Very Bad Behavior

The Insult Slinger

A verbal slap like "I wish I had a different mom!" can leave you asking how your child got to be so cruel. These zingers aren't only tossed at parents, of course; you may find yourself cringing as you overhear your child tell her friend, "You're stupid!"

Who does it? Kids of all ages

What they're thinking When preschoolers blurt out mean things there's no real malice intended--they're just reflecting something they're feeling. "Little kids don't have a social filter or impulse control yet," Dr. LaRocque says. So, if your daughter says, "Go home!" to a sitter, it might really mean she doesn't want you to leave. If her rude comment is directed at a friend, she could be tired of fighting over whether it's her turn to hide or to seek--or just be tired, period. Bottom line: She's probably not trying to be hurtful.

Once a child hits 5 or 6, she has a better understanding of what she's saying. So why would your little angel shout, "Shut up!" to your face? Kids rage just like we do when they're angry, says Dr. Maidenberg. But while adults typically hold back from saying something nasty because it's counterproductive or rude, "kids don't understand that if they express themselves in a more socially appropriate way they're more likely to be listened to," she says.

How to deal Explain to your kid that when she says "your shoes are ugly!" or "I don't want to play with you," it could hurt someone's feelings. "Tell her she can say 'Mom, I want to talk to you' and then tell you privately what's up, but she shouldn't make mean comments in front of other people," Dr. LaRocque says. If your child is over 5, put her in the other person's shoes by asking how she would feel if a friend said the same thing to her.

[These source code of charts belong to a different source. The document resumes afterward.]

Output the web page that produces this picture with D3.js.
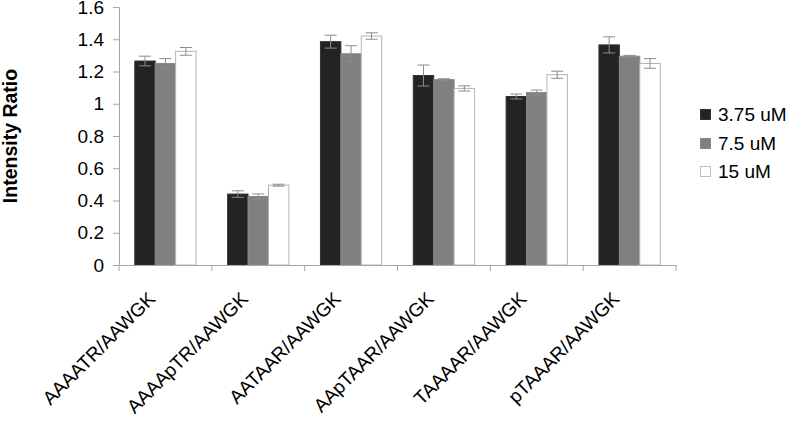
<!DOCTYPE html>
<html>
<head>
<meta charset="utf-8">
<script src="https://cdn.jsdelivr.net/npm/d3@7/dist/d3.min.js"></script>
<style>
  html, body { margin: 0; padding: 0; background: #fff; }
  svg { display: block; font-family: "Liberation Sans", Arial, sans-serif; }
</style>
</head>
<body>
<svg id="chart" width="787" height="421"></svg>
<script>
const categories = ["AAAATR/AAWGK", "AAAApTR/AAWGK", "AATAAR/AAWGK", "AApTAAR/AAWGK", "TAAAAR/AAWGK", "pTAAAR/AAWGK"];
const seriesNames = ["3.75 uM", "7.5 uM", "15 uM"];
const values375 = [1.265, 0.44, 1.385, 1.175, 1.045, 1.365];
const values75  = [1.25, 0.425, 1.31, 1.15, 1.07, 1.295];
const values15  = [1.325, 0.495, 1.42, 1.095, 1.18, 1.25];
const errors375 = [0.03, 0.02, 0.04, 0.065, 0.015, 0.05];
const errors75  = [0.03, 0.016, 0.05, 0.005, 0.015, 0.005];
const errors15  = [0.024, 0.006, 0.02, 0.016, 0.022, 0.03];
const yTicks = [0, 0.2, 0.4, 0.6, 0.8, 1, 1.2, 1.4, 1.6];

const seriesValues = [values375, values75, values15];
const seriesErrors = [errors375, errors75, errors15];
const fills = ["#232323", "#808080", "#ffffff"];
const strokes = ["#333333", "#8a8a8a", "#b4b4b4"];

const svg = d3.select("#chart");
svg.append("rect").attr("width", 787).attr("height", 421).attr("fill", "#fff");

const mLeft = 119, mRight = 676, mTop = 7, mBottom = 265;

const x0 = d3.scaleBand().domain(categories).range([mLeft, mRight]).paddingInner(0.34).paddingOuter(0.17);
const x1 = d3.scaleBand().domain(seriesNames).range([0, x0.bandwidth()]);
const y = d3.scaleLinear().domain([0, 1.6]).range([mBottom, mTop]);

const axisColor = "#a6a6a6";

// Y axis
const yAxis = svg.append("g").attr("transform", `translate(${mLeft},0)`)
  .call(d3.axisLeft(y).tickValues(yTicks).tickSize(6).tickPadding(9)
        .tickFormat(d => String(+d.toFixed(1))));
yAxis.select(".domain").attr("stroke", axisColor);
yAxis.selectAll(".tick line").attr("stroke", axisColor);
yAxis.selectAll(".tick text").attr("fill", "#000").style("font-size", "19px")
  .style("font-family", "'Liberation Sans', Arial, sans-serif");

// Bars
const data = [];
categories.forEach((c, i) => {
  seriesNames.forEach((s, j) => {
    data.push({ cat: c, ser: s, j: j, v: seriesValues[j][i], e: seriesErrors[j][i] });
  });
});

const g = svg.append("g");
g.selectAll("rect.bar").data(data).enter().append("rect")
  .attr("class", "bar")
  .attr("x", d => x0(d.cat) + x1(d.ser))
  .attr("y", d => y(d.v))
  .attr("width", x1.bandwidth())
  .attr("height", d => y(0) - y(d.v))
  .attr("fill", d => fills[d.j])
  .attr("stroke", d => strokes[d.j])
  .attr("stroke-width", 1);

// Error bars
const errColor = "#8c8c8c";
const capHalf = 6;
const eg = g.selectAll("g.err").data(data).enter().append("g").attr("class", "err")
  .attr("stroke", errColor).attr("stroke-width", 1);
eg.append("line")
  .attr("x1", d => x0(d.cat) + x1(d.ser) + x1.bandwidth() / 2)
  .attr("x2", d => x0(d.cat) + x1(d.ser) + x1.bandwidth() / 2)
  .attr("y1", d => y(d.v + d.e)).attr("y2", d => y(d.v - d.e));
eg.append("line")
  .attr("x1", d => x0(d.cat) + x1(d.ser) + x1.bandwidth() / 2 - capHalf)
  .attr("x2", d => x0(d.cat) + x1(d.ser) + x1.bandwidth() / 2 + capHalf)
  .attr("y1", d => y(d.v + d.e)).attr("y2", d => y(d.v + d.e));
eg.append("line")
  .attr("x1", d => x0(d.cat) + x1(d.ser) + x1.bandwidth() / 2 - capHalf)
  .attr("x2", d => x0(d.cat) + x1(d.ser) + x1.bandwidth() / 2 + capHalf)
  .attr("y1", d => y(d.v - d.e)).attr("y2", d => y(d.v - d.e));

// X axis
const xAxis = svg.append("g").attr("transform", `translate(0,${mBottom})`)
  .call(d3.axisBottom(x0).tickSize(0).tickFormat(""));
xAxis.select(".domain").attr("stroke", axisColor);
const boundaries = d3.range(categories.length + 1).map(i => mLeft + i * x0.step());
xAxis.selectAll("line.bnd").data(boundaries).enter().append("line")
  .attr("class", "bnd")
  .attr("x1", d => d).attr("x2", d => d)
  .attr("y1", 0).attr("y2", 6)
  .attr("stroke", axisColor);

// Category labels (rotated)
svg.append("g").selectAll("text").data(categories).enter().append("text")
  .attr("transform", d => `translate(${x0(d) + x0.bandwidth() / 2 - 9},${mBottom + 35}) rotate(-45)`)
  .attr("text-anchor", "end")
  .style("font-size", "19px")
  .attr("fill", "#000")
  .text(d => d);

// Y axis title
svg.append("text")
  .attr("transform", `translate(${17},${(mTop + mBottom) / 2}) rotate(-90)`)
  .attr("text-anchor", "middle")
  .style("font-size", "19.5px")
  .style("font-weight", "bold")
  .text("Intensity Ratio");

// Legend
const legendY = [121, 150, 178];
const lg = svg.append("g").selectAll("g").data(seriesNames).enter().append("g");
lg.append("rect")
  .attr("x", 700.5).attr("y", (d, i) => legendY[i] - 11.5)
  .attr("width", 10).attr("height", 10)
  .attr("fill", (d, i) => fills[i])
  .attr("stroke", (d, i) => i === 2 ? "#bdbdbd" : strokes[i]);
lg.append("text")
  .attr("x", 718).attr("y", (d, i) => legendY[i])
  .style("font-size", "19px")
  .text(d => d);
</script>
</body>
</html>
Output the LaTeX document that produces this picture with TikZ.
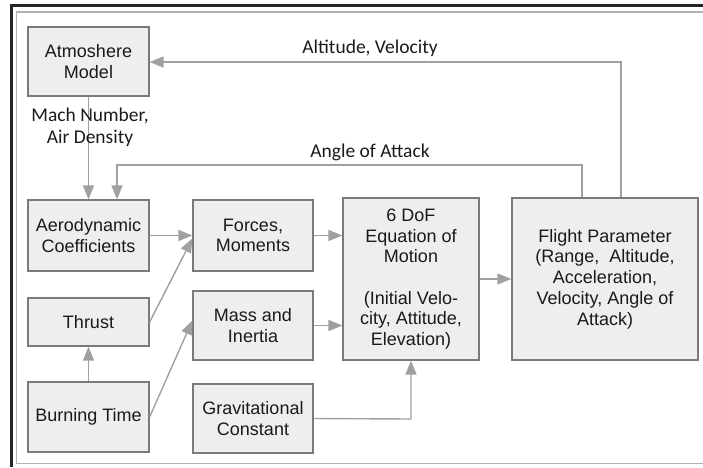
\documentclass[tikz,border=0pt]{standalone}
\usepackage{fontspec}
\setmainfont{Liberation Sans}
\newfontfamily\labfont{Carlito}
\usetikzlibrary{arrows.meta}
\definecolor{boxfill}{HTML}{EEEEEE}
\definecolor{boxline}{HTML}{7A7A7A}
\definecolor{arrline}{HTML}{A0A0A0}
\definecolor{txt}{HTML}{1A1A1A}
\begin{document}
\begin{tikzpicture}[x=1pt,y=-1pt,
  blk/.style={draw=boxline,line width=1.3pt,fill=boxfill,inner sep=0pt,align=center,
    text=txt,font=\fontsize{18}{20.7}\selectfont},
  conn/.style={draw=arrline,line width=1.4pt,-{Triangle[length=14pt,width=11pt]}},
  lab/.style={text=txt,font=\labfont\fontsize{19.5}{22}\selectfont,align=center,inner sep=0pt}]
\useasboundingbox (0,0) rectangle (703,467);
% frame
\draw[draw=black!85,line width=3pt] (11.5,467) -- (11.5,5.5) -- (703,5.5);
\draw[draw=black!30,line width=1.5pt] (16.5,463.5) -- (16.5,12) -- (703,12);
\draw[draw=black!30,line width=1.5pt] (16.5,463.5) -- (703,463.5);
% boxes
\node[blk,minimum width=121pt,minimum height=69pt] (atm) at (88.5,61.5) {Atmoshere\\Model};
\node[blk,minimum width=121pt,minimum height=71pt] (aero) at (88.5,235.5) {Aerodynamic\\Coefficients};
\node[blk,minimum width=121pt,minimum height=48pt] (thr) at (88.5,322) {Thrust};
\node[blk,minimum width=121pt,minimum height=70pt] (burn) at (88.5,417) {Burning Time};
\node[blk,minimum width=120pt,minimum height=71pt] (force) at (253,235.5) {Forces,\\Moments};
\node[blk,minimum width=120pt,minimum height=69pt] (mass) at (253,325.5) {Mass and\\Inertia};
\node[blk,minimum width=120pt,minimum height=69pt] (grav) at (253,418.5) {Gravitational\\Constant};
\node[blk,minimum width=136pt,minimum height=162pt] (dof) at (411,279) {6 DoF\\Equation of\\Motion\\[20.7pt](Initial Velo-\\city, Attitude,\\Elevation)};
\node[blk,minimum width=186pt,minimum height=162pt] (fp) at (605,279) {Flight Parameter\\(Range,\ \ Altitude,\\Acceleration,\\Velocity, Angle of\\Attack)};
% helper coordinates
\coordinate (c1) at (621,62);
\coordinate (c2) at (582,165);
\coordinate (c3) at (117,165);
\coordinate (c4) at (411,419);
% connectors
\draw[conn] (fp.north -| c1) -- (c1) -- (c1 -| atm.east);
\draw[conn] (fp.north -| c2) -- (c2) -- (c3) -- (c3 |- aero.north);
\draw[conn] (atm.south) -- (aero.north);
\draw[conn] (aero.east) -- (force.west);
\draw[conn] (thr.east) -- ([yshift=-3pt]force.west);
\draw[conn] (burn.east) -- ([yshift=5pt]mass.west);
\draw[conn] (burn.north) -- (thr.south);
\draw[conn] (force.east) -- (force.east -| dof.west);
\draw[conn] (mass.east) -- (mass.east -| dof.west);
\draw[conn] (grav.east) -- (c4) -- (dof.south);
\draw[conn] (dof.east) -- (fp.west);
% labels
\node[lab] (l1) at (370,48) {Altitude, Velocity};
\node[lab] (l2) at (370,152) {Angle of Attack};
\node[lab] (l3) at (90,127) {Mach Number,\\Air Density};
\end{tikzpicture}
\end{document}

When to call an expert You should be concerned if your child is constantly making scary statements ("I wish you were dead!") directed at other people. "Something may have happened that's causing her to speak aggressively," says Dr. Maidenberg; it's important to find out what that is. Whom her language is directed toward could be a clue; for example, lashing out at authority figures could mean your child has anger toward an adult in her life who is mistreating her.